The first three pillars are too commonly accepted in the West; the last is largely ignored - creating a critical flaw in Western thinking, since the key to understanding the Middle East is not "Islamophobia" in the West, but the region's own "Westophobia." Within this broad category we can discern many other phobias: of modernity, secularity, democracy, freedom, female equality and of Judaism and Christianity.

THE BOTTOM LINE is that change is needed not in Western policies and perceptions, but in the Middle East itself. After all, the West succeeded precisely - as Arab liberals well understand - because its societies put a priority on internal change: education and honest inquiry; productive virtues; better social infrastructure; more human and civil rights; and a freer culture.

In this regard, a British student who lived in Syria has written a personal account entitled "Syrian Journal" which reduces prevailing myths about the region to rubble. It brilliantly portrays a dictatorship using repression, demagoguery and modern public relations techniques to stay in power.
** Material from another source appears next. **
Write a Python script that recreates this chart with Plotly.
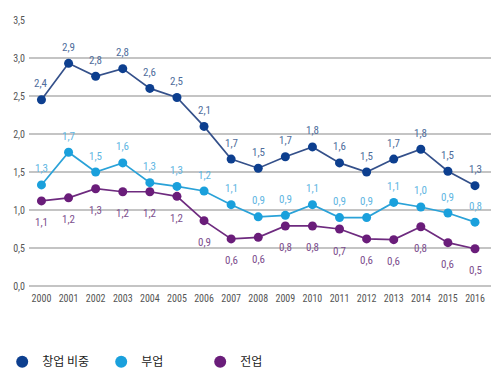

Read it at: (http://tinyurl.com/yw46h9).
Then compare it to a New York Times article on precisely the same topic - "Students of Arabic Learn at a Syrian Crossroads" - which falls for every regime trick and generally portrays Syria as a pretty good society (http://tinyurl.com/2eh2ld).

Confronted by the daily avalanche of naïve nonsense or outright mendacity about the Middle East in the Western media, academia, and sometimes governments, I am haunted by something a Syrian friend told the "Syrian Journal" author:

"You know what pisses me off the most? Not the fascists here. But the appeasers in the West. What sort of message is that sending to us - those of us who want some reform, who want our children to live in an open society like you have in the West?"